Without the pictures, print the lines running from the beginning of the material to the line containing "var deltaColors = ['', '#037870', '#4e9f96', '#cab3c9', ''];", both ends included.

+++

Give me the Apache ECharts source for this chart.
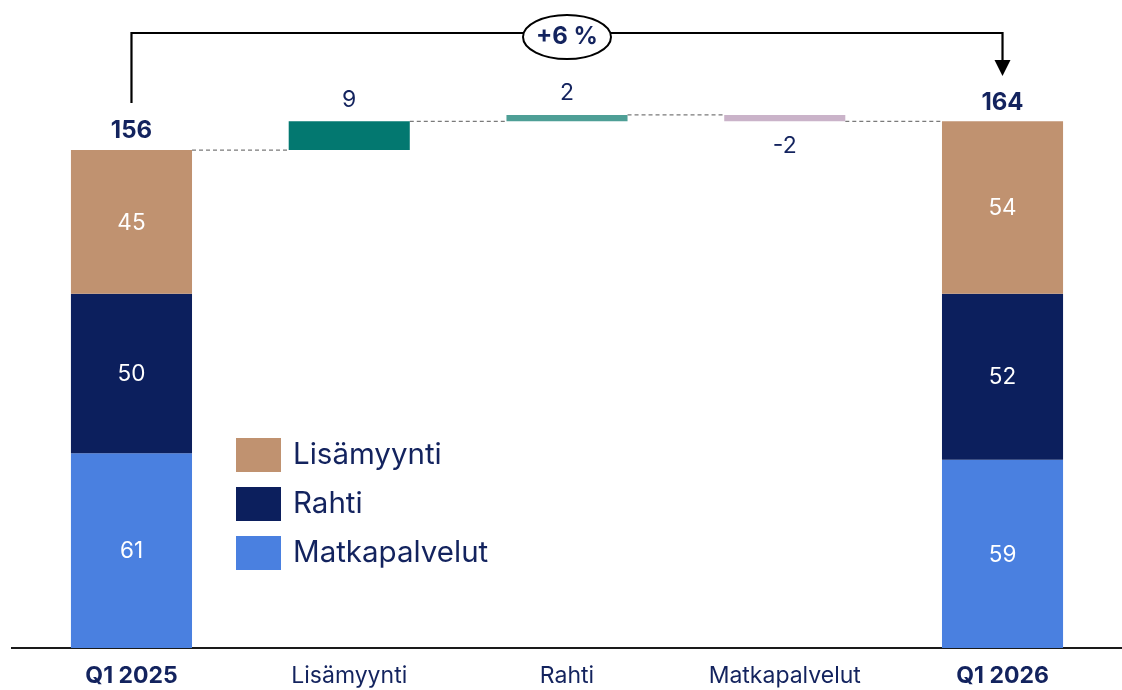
<!DOCTYPE html>
<html>
<head>
<meta charset="utf-8">
<script src="https://cdn.jsdelivr.net/npm/echarts@6/dist/echarts.min.js"></script>
<style>
  html, body { margin: 0; padding: 0; background: #fff; }
  #chart { width: 1122px; height: 690px; }
</style>
</head>
<body>
<div id="chart"></div>
<script>
// data
var categories = ['Q1 2025', 'Lisämyynti', 'Rahti', 'Matkapalvelut', 'Q1 2026'];
var matkapalvelut = [61, '-', '-', '-', 59];
var rahti = [50, '-', '-', '-', 52];
var lisamyynti = [45, '-', '-', '-', 54];
var startTotal = 156;
var deltas = ['-', 9, 2, -2, '-'];
var totalLabels = ['156', '', '', '', '164'];
var changeLabel = '+6 %';

var navy = '#13235e';
var font = 'Inter';
var deltaColors = ['', '#037870', '#4e9f96', '#cab3c9', ''];

// running levels for the waterfall
var baseData = [], deltaData = [], levels = [];
var run = startTotal;
levels.push(run);
for (var i = 0; i < categories.length; i++) {
  if (deltas[i] === '-') { baseData.push('-'); deltaData.push('-'); continue; }
  var d = deltas[i];
  var lo = d >= 0 ? run : run + d;
  baseData.push(lo);
  deltaData.push({
    value: Math.abs(d),
    itemStyle: { color: deltaColors[i] },
    label: { position: d >= 0 ? 'top' : 'bottom', distance: d >= 0 ? 10 : 13, formatter: String(d) }
  });
  run += d;
  levels.push(run);
}
// connector data: [fromIndex, level]
var connectors = [];
for (var k = 0; k < categories.length - 1; k++) connectors.push([k, levels[k]]);

// stack tops for total labels
var totals = [];
for (var j = 0; j < categories.length; j++) {
  if (totalLabels[j]) totals.push([j, matkapalvelut[j] + rahti[j] + lisamyynti[j], totalLabels[j]]);
}

var BAR_RATIO = 0.556;
var chart = echarts.init(document.getElementById('chart'));

var insideLabel = { show: true, position: 'inside', color: '#fff', fontSize: 22.5, fontFamily: font, offset: [0, 1] };

var option = {
  animation: false,
  grid: { left: 22.6, right: 10.6, top: 9.6, bottom: 42 },
  legend: {
    data: ['Lisämyynti', 'Rahti', 'Matkapalvelut'],
    orient: 'vertical',
    left: 231, top: 433,
    itemWidth: 45, itemHeight: 34, itemGap: 15,
    icon: 'rect',
    textStyle: { color: navy, fontSize: 29.5, fontFamily: font, padding: [2, 0, 0, 7] }
  },
  xAxis: {
    type: 'category',
    data: categories,
    axisLine: { show: false },
    axisTick: { show: false },
    axisLabel: {
      margin: 17,
      color: navy,
      fontSize: 23,
      fontFamily: font,
      formatter: function (v) { return v.indexOf('Q1') === 0 ? '{b|' + v + '}' : v; },
      rich: { b: { fontWeight: 'bold', fontSize: 23, fontFamily: font, color: navy } }
    }
  },
  yAxis: { type: 'value', min: 0, max: 200, show: false, splitLine: { show: false } },
  series: [
    { name: 'Matkapalvelut', type: 'bar', stack: 'all', barWidth: (BAR_RATIO * 100) + '%',
      itemStyle: { color: '#4a80e0' }, label: insideLabel, data: matkapalvelut },
    { name: 'Rahti', type: 'bar', stack: 'all',
      itemStyle: { color: '#0c1f5d' }, label: insideLabel, data: rahti },
    { name: 'Lisämyynti', type: 'bar', stack: 'all',
      itemStyle: { color: '#c09270' }, label: insideLabel, data: lisamyynti },
    { name: 'base', type: 'bar', stack: 'all',
      itemStyle: { color: 'transparent' }, silent: true, data: baseData },
    { name: 'delta', type: 'bar', stack: 'all',
      label: { show: true, color: navy, fontSize: 23, fontFamily: font },
      data: deltaData },
    { name: 'connectors', type: 'custom', silent: true, z: 1,
      renderItem: function (params, api) {
        var from = api.coord([api.value(0), api.value(1)]);
        var to = api.coord([api.value(0) + 1, api.value(1)]);
        var half = api.size([1, 0])[0] * BAR_RATIO / 2;
        return {
          type: 'line',
          shape: { x1: from[0] + half, y1: from[1], x2: to[0] - half, y2: to[1] },
          style: { stroke: '#7a7a7a', lineWidth: 1.2, lineDash: [4, 3] }
        };
      },
      data: connectors },
    { name: 'totals', type: 'custom', silent: true,
      renderItem: function (params, api) {
        var p = api.coord([api.value(0), api.value(1)]);
        return {
          type: 'text',
          style: { x: p[0], y: p[1] - 19, text: totals[params.dataIndex][2], align: 'center', verticalAlign: 'middle',
            fill: navy, font: 'bold 24px ' + font }
        };
      },
      data: totals }
  ]
};
chart.setOption(option);

// baseline and the change bracket, placed from the axes
var y0 = chart.convertToPixel({ yAxisIndex: 0 }, 0);
var xa = chart.convertToPixel({ xAxisIndex: 0 }, categories[0]);
var xb = chart.convertToPixel({ xAxisIndex: 0 }, categories[categories.length - 1]);
var xm = (xa + xb) / 2;
var yTop = 33;
chart.setOption({
  graphic: [
    { type: 'line', shape: { x1: 11, y1: y0, x2: 1122, y2: y0 }, style: { stroke: '#1a1a1a', lineWidth: 2 } },
    { type: 'polyline', shape: { points: [[xa, 103], [xa, yTop], [xb, yTop], [xb, 62]] },
      style: { stroke: '#000', lineWidth: 2.2, fill: null } },
    { type: 'polygon', shape: { points: [[xb - 8, 60], [xb + 8, 60], [xb, 76]] }, style: { fill: '#000' } },
    { type: 'ellipse', shape: { cx: xm, cy: 37, rx: 44, ry: 22 }, style: { fill: '#fff', stroke: '#000', lineWidth: 2 } },
    { type: 'text', x: xm, y: 37, style: { text: changeLabel, align: 'center', verticalAlign: 'middle',
      fill: navy, font: 'bold 24px ' + font } }
  ]
});
</script>
</body>
</html>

+++

• **Full solution**
Give me the Apache ECharts source for this chart.
<!DOCTYPE html>
<html>
<head>
<meta charset="utf-8">
<script src="https://cdn.jsdelivr.net/npm/echarts@6/dist/echarts.min.js"></script>
<style>
  html, body { margin: 0; padding: 0; background: #fff; }
  #chart { width: 1122px; height: 690px; }
</style>
</head>
<body>
<div id="chart"></div>
<script>
// data
var categories = ['Q1 2025', 'Lisämyynti', 'Rahti', 'Matkapalvelut', 'Q1 2026'];
var matkapalvelut = [61, '-', '-', '-', 59];
var rahti = [50, '-', '-', '-', 52];
var lisamyynti = [45, '-', '-', '-', 54];
var startTotal = 156;
var deltas = ['-', 9, 2, -2, '-'];
var totalLabels = ['156', '', '', '', '164'];
var changeLabel = '+6 %';

var navy = '#13235e';
var font = 'Inter';
var deltaColors = ['', '#037870', '#4e9f96', '#cab3c9', ''];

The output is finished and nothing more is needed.